Sick to the teeth

By Rifaat Hamid Ghani

geust-contFortunately, not everyone is sick to the teeth of the democratic process; however, far too many are of the electoral process. Pakistanis have been subjected to ceaseless blustering repetitive electoral campaigning for more than two years.

The last national election took place in 2013. Losers complained: Probably a probe would have revealed some irregularities; but far from a general outcry about extensive rigging there was public relief that the verdict was being respected:

People have unhappy memories of caretaker governments and military intervention precipitated by agitational politics. Does the PTI think that deterrent apprehension has faded?

There has been general acclamation of the electoral transition from one democratically elected government to another. The emphasis has been on the completion of the previous government’s mandated term, The PTI did not set itself apart by rejecting the mandate in its entirety. It contented itself with demanding a probe into a handful of seats.

In fact, the 2013 electoral verdict yielded significant changes: The 2008 mandate was redefined. To some extent the PPP’s popularity wane during incumbency strengthened the PML(N) by default. Party strength and the standing of provincial governments and coalitional patterns altered, reflecting voter disillusionment in Sindh and Balochistan.

And at some constituencies where voter dissatisfaction at the time of polling was blatantly evident re-polling took place. The ANP was voted out decisively in KP; but the government in Punjab remained with the PML(N). That last seems impossible to live with for Imran Khan personally, and the party he leads collectively. Are citizens supposed to infer that the PPP – apart from other incompetencies – doesn’t know how to influence an election and handle ECP officials? Alternatively, people may infer that the rejection of PML(N)’s performance post the 2008 mandate was not as intense as desired by its challengers, and did not constitute a tipping-point in terms of political climate change.

Whatever the answer may be, it is not to be found in the bye-election of NA 122. It would be false to confuse its 2015 perspective with that of 2013 and interpret the outcome as a scrutiny or retake of that electoral outcome. A voter may have voted PTI in 2013 and by now have changed his mind. Another may have voted PML(N)in 2013 and by now have changed his mind. Some may not have changed their minds at all; and some may simply sit it out. NA-122 is no more than a single-seat bye-election whatever the passions surrounding it.

If its implementation and result becomes the basis of renewed dharna-ism, slurs on the ECP, judges and parliamentarians, civil and military management; it will leave the vast majority of the electorate puking apprehensively: If PTI politicking becomes meat for a campaign to unseat the emplaced elected government Pakistanis may succumb to food-poisoning – democratically. If Imran wants his party to serve Pakistan’s democratic process he has to change tack.

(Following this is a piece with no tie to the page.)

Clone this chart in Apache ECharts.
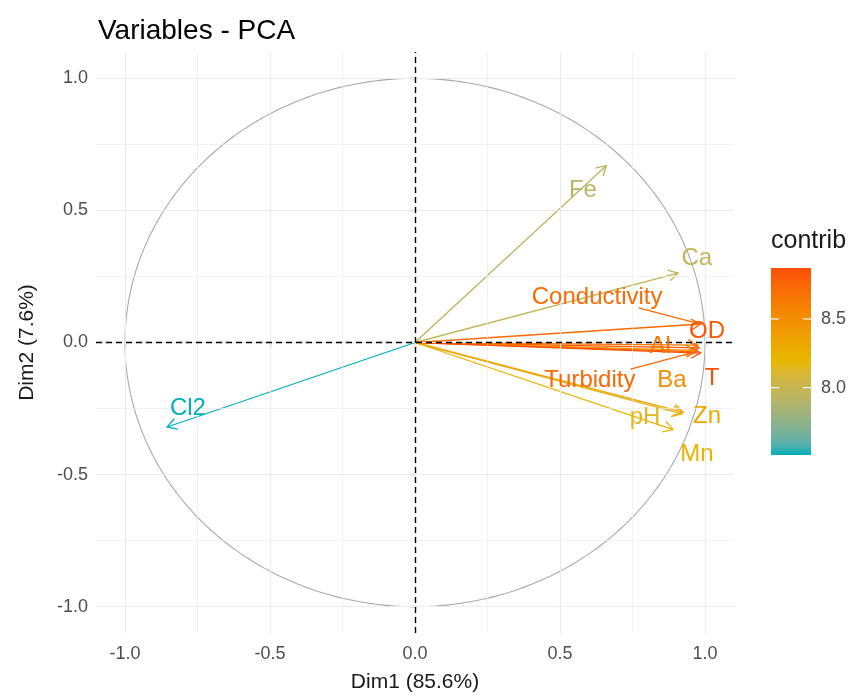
<!DOCTYPE html>
<html>
<head>
<meta charset="utf-8">
<script src="https://cdn.jsdelivr.net/npm/echarts@6/dist/echarts.min.js"></script>
<style>
  html, body { margin: 0; padding: 0; background: #ffffff; }
  #chart { width: 859px; height: 696px; }
</style>
</head>
<body>
<div id="chart"></div>
<script>
// PCA variable coordinates on the first two dimensions
const variables = ['Fe', 'Ca', 'Conductivity', 'OD', 'Al', 'Turbidity', 'Ba', 'T', 'pH', 'Zn', 'Mn', 'Cl2'];
const dim1 = [0.66, 0.907, 0.985, 0.98, 0.975, 0.97, 0.965, 0.985, 0.92, 0.925, 0.89, -0.855];
const dim2 = [0.67, 0.263, 0.07, -0.02, -0.01, -0.035, -0.03, -0.04, -0.27, -0.265, -0.33, -0.32];
// contribution (%) of each variable to Dim1-Dim2
const contrib = [7.93, 7.97, 8.72, 8.83, 8.66, 8.74, 8.50, 8.87, 8.14, 8.32, 8.22, 7.51];
// repelled label anchors (data units)
const labelX = [0.579, 0.972, 0.628, 1.007, 0.845, 0.603, 0.886, 1.024, 0.793, 1.007, 0.972, -0.783];
const labelY = [0.577, 0.319, 0.172, 0.043, -0.013, -0.142, -0.142, -0.134, -0.285, -0.278, -0.425, -0.248];
// labels joined to their arrow tip by a segment
const connected = ['Conductivity', 'Turbidity'];

const axisTicks = [-1, -0.5, 0, 0.5, 1];
const minorTicks = [-0.75, -0.25, 0.25, 0.75];
const legendTicks = [8.0, 8.5];
const gradientColors = ['#00AFBB', '#E7B800', '#FC4E07'];

const FONT = '"Liberation Sans", Arial, sans-serif';
const cMin = Math.min(...contrib);
const cMax = Math.max(...contrib);

// colour ramp interpolated in CIELAB
const WHITE = [0.95047, 1.0, 1.08883];
function hexToRgb(h) {
  const n = parseInt(h.slice(1), 16);
  return [(n >> 16) & 255, (n >> 8) & 255, n & 255];
}
function rgbToLab(rgb) {
  const lin = rgb.map(v => { v /= 255; return v <= 0.04045 ? v / 12.92 : Math.pow((v + 0.055) / 1.055, 2.4); });
  const X = 0.4124 * lin[0] + 0.3576 * lin[1] + 0.1805 * lin[2];
  const Y = 0.2126 * lin[0] + 0.7152 * lin[1] + 0.0722 * lin[2];
  const Z = 0.0193 * lin[0] + 0.1192 * lin[1] + 0.9505 * lin[2];
  const f = t => t > 0.008856 ? Math.cbrt(t) : 7.787 * t + 16 / 116;
  const fx = f(X / WHITE[0]), fy = f(Y / WHITE[1]), fz = f(Z / WHITE[2]);
  return [116 * fy - 16, 500 * (fx - fy), 200 * (fy - fz)];
}
function labToRgb(lab) {
  const fy = (lab[0] + 16) / 116, fx = fy + lab[1] / 500, fz = fy - lab[2] / 200;
  const fi = t => t * t * t > 0.008856 ? t * t * t : (t - 16 / 116) / 7.787;
  const X = fi(fx) * WHITE[0], Y = fi(fy) * WHITE[1], Z = fi(fz) * WHITE[2];
  const r = 3.2406 * X - 1.5372 * Y - 0.4986 * Z;
  const g = -0.9689 * X + 1.8758 * Y + 0.0415 * Z;
  const b = 0.0557 * X - 0.2040 * Y + 1.0570 * Z;
  return [r, g, b].map(v => {
    v = v <= 0.0031308 ? 12.92 * v : 1.055 * Math.pow(v, 1 / 2.4) - 0.055;
    return Math.round(Math.max(0, Math.min(1, v)) * 255);
  });
}
const labStops = gradientColors.map(h => rgbToLab(hexToRgb(h)));
function rampColor(t) {
  t = Math.max(0, Math.min(1, t));
  const seg = t < 0.5 ? 0 : 1;
  const lt = t < 0.5 ? t / 0.5 : (t - 0.5) / 0.5;
  const a = labStops[seg], b = labStops[seg + 1];
  const c = labToRgb(a.map((x, i) => x + (b[i] - x) * lt));
  return 'rgb(' + c.join(',') + ')';
}
function colorFor(v) { return rampColor((v - cMin) / (cMax - cMin)); }

const measureCtx = document.createElement('canvas').getContext('2d');
const LABEL_SIZE = 24;
measureCtx.font = LABEL_SIZE + 'px ' + FONT;

// unit correlation circle
const circle = [];
for (let a = 0; a <= 360; a += 1) {
  const r = a * Math.PI / 180;
  circle.push([Math.cos(r), Math.sin(r)]);
}

const arrowData = variables.map((_, i) => [dim1[i], dim2[i], contrib[i]]);
const labelData = variables.map((_, i) => [labelX[i], labelY[i], contrib[i], dim1[i], dim2[i]]);

const gridStyle = { color: '#ebebeb', type: 'solid' };

const chart = echarts.init(document.getElementById('chart'), null, { renderer: 'canvas' });

const option = {
  animation: false,
  backgroundColor: '#ffffff',
  textStyle: { fontFamily: FONT },
  title: {
    text: 'Variables - PCA',
    left: 93,
    top: 12,
    textStyle: { fontSize: 28, fontWeight: 'normal', color: '#000000', fontFamily: FONT }
  },
  grid: { left: 96, right: 125, top: 52, bottom: 63, outerBoundsMode: 'none', containLabel: false },
  xAxis: {
    type: 'value', min: -1.1, max: 1.1,
    axisLine: { show: false },
    axisTick: { show: true, length: 5, lineStyle: { color: '#333333', width: 1.2 }, customValues: axisTicks },
    axisLabel: { customValues: axisTicks, formatter: v => v.toFixed(1), color: '#4d4d4d', fontSize: 18, margin: 12, fontFamily: FONT },
    splitLine: { show: false },
    name: 'Dim1 (85.6%)', nameLocation: 'middle', nameGap: 39,
    nameTextStyle: { fontSize: 21, color: '#1a1a1a', fontFamily: FONT }
  },
  yAxis: {
    type: 'value', min: -1.1, max: 1.1,
    axisLine: { show: false },
    axisTick: { show: true, length: 5, lineStyle: { color: '#333333', width: 1.2 }, customValues: axisTicks },
    axisLabel: { customValues: axisTicks, formatter: v => v.toFixed(1), color: '#4d4d4d', fontSize: 18, margin: 8, fontFamily: FONT },
    splitLine: { show: false },
    name: 'Dim2 (7.6%)', nameLocation: 'middle', nameGap: 58, nameRotate: 90,
    nameTextStyle: { fontSize: 21, color: '#1a1a1a', fontFamily: FONT }
  },
  series: [
    {
      // panel grid
      type: 'line', data: [], silent: true, z: 1,
      markLine: {
        silent: true, symbol: ['none', 'none'], label: { show: false },
        lineStyle: Object.assign({ width: 1.2 }, gridStyle),
        data: axisTicks.map(v => ({ xAxis: v })).concat(axisTicks.map(v => ({ yAxis: v })))
      }
    },
    {
      type: 'line', data: [], silent: true, z: 1,
      markLine: {
        silent: true, symbol: ['none', 'none'], label: { show: false },
        lineStyle: Object.assign({ width: 0.7 }, gridStyle),
        data: minorTicks.map(v => ({ xAxis: v })).concat(minorTicks.map(v => ({ yAxis: v })))
      }
    },
    {
      // correlation circle
      type: 'line', data: circle, showSymbol: false, silent: true, z: 2,
      lineStyle: { color: '#a8a8a8', width: 1.1 }
    },
    {
      // reference lines through the origin
      type: 'line', data: [], silent: true, z: 3,
      markLine: {
        silent: true, symbol: ['none', 'none'], label: { show: false },
        lineStyle: { color: '#000000', type: [6, 4], width: 1.4 },
        data: [{ xAxis: 0 }, { yAxis: 0 }]
      }
    },
    {
      // variable arrows
      type: 'custom', z: 4, clip: false, silent: true,
      data: arrowData,
      encode: { x: 0, y: 1 },
      renderItem: function (params, api) {
        const p0 = api.coord([0, 0]);
        const p1 = api.coord([api.value(0), api.value(1)]);
        const col = colorFor(api.value(2));
        const ang = Math.atan2(p1[1] - p0[1], p1[0] - p0[0]);
        const L = 11, spread = Math.PI / 6;
        const h1 = [p1[0] - L * Math.cos(ang - spread), p1[1] - L * Math.sin(ang - spread)];
        const h2 = [p1[0] - L * Math.cos(ang + spread), p1[1] - L * Math.sin(ang + spread)];
        return {
          type: 'group',
          children: [
            { type: 'line', shape: { x1: p0[0], y1: p0[1], x2: p1[0], y2: p1[1] },
              style: { stroke: col, lineWidth: 1.3 } },
            { type: 'polyline', shape: { points: [h1, p1, h2] },
              style: { stroke: col, fill: null, lineWidth: 1.3 } }
          ]
        };
      }
    },
    {
      // variable names
      type: 'custom', z: 5, clip: false, silent: true,
      data: labelData,
      encode: { x: 0, y: 1 },
      renderItem: function (params, api) {
        const name = variables[params.dataIndex];
        const c = api.coord([api.value(0), api.value(1)]);
        const col = colorFor(api.value(2));
        const children = [{
          type: 'text', x: c[0], y: c[1],
          style: { text: name, fill: col, font: LABEL_SIZE + 'px ' + FONT, align: 'center', verticalAlign: 'middle' }
        }];
        if (connected.indexOf(name) >= 0) {
          const tip = api.coord([api.value(3), api.value(4)]);
          const hw = measureCtx.measureText(name).width / 2 + 2;
          const hh = LABEL_SIZE * 0.45;
          const dx = tip[0] - c[0], dy = tip[1] - c[1];
          const t = Math.min(hw / Math.abs(dx || 1e-9), hh / Math.abs(dy || 1e-9));
          children.push({
            type: 'line',
            shape: { x1: c[0] + dx * t, y1: c[1] + dy * t, x2: tip[0], y2: tip[1] },
            style: { stroke: col, lineWidth: 1.3 }
          });
        }
        return { type: 'group', children: children };
      }
    }
  ]
};

chart.setOption(option);

// colour bar legend for contrib
(function () {
  const barX = 771, barY = 268, barW = 40, barH = 187;
  const stops = [];
  for (let k = 0; k <= 20; k++) stops.push({ offset: k / 20, color: rampColor(k / 20) });
  const elements = [
    { type: 'text', left: barX, top: 229,
      style: { text: 'contrib', fill: '#1a1a1a', font: '25px ' + FONT } },
    { type: 'rect', shape: { x: barX, y: barY, width: barW, height: barH },
      style: { fill: new echarts.graphic.LinearGradient(0, 1, 0, 0, stops) } }
  ];
  legendTicks.forEach(v => {
    const y = barY + barH - (v - cMin) / (cMax - cMin) * barH;
    elements.push({ type: 'line', shape: { x1: barX, y1: y, x2: barX + 8, y2: y }, style: { stroke: '#ffffff', lineWidth: 1.2 } });
    elements.push({ type: 'line', shape: { x1: barX + barW - 8, y1: y, x2: barX + barW, y2: y }, style: { stroke: '#ffffff', lineWidth: 1.2 } });
    elements.push({ type: 'text', x: barX + barW + 10, y: y,
      style: { text: v.toFixed(1), fill: '#4d4d4d', font: '18px ' + FONT, verticalAlign: 'middle' } });
  });
  chart.setOption({ graphic: elements });
})();
</script>
</body>
</html>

The electorate can see corruption, incompetence, misplaced priorities and partisan preferment as clearly as he can. But they are uncomfortable about a political opposition acting as a systemic bulldozer that throws democracy and civic infrastructure into a crucible.

In the civilized democratic society Pakistanis yearn for, opposition, even outside parliament, does not deliberately set about stalling government and normal civil routine. The PTI’s antics have consistently kept government and citizens diverted from the pursuit of actual good governance. Thus, we now have less than three years left to conduct a much required census before the next national electoral exercise.

When highlighting the PML(N)’s non-delivery, its rivals possibly overlook or misread the nature and extent of the challenge any government of the day would have to face. The tragic massacre at the APS allowed Imran a safe exit from his dharna impasse. Much of what he voices reflects public sentiment, but his way of moving forward could push civil evolution of the democratic process here too many steps back. Should the PTI win on October 11, Imran ought not read that as a national endorsement of his allegations or a vindication of his method. And if the PML(N) retains the constituency it should not take that as meaning political opposition to it is inconsequential.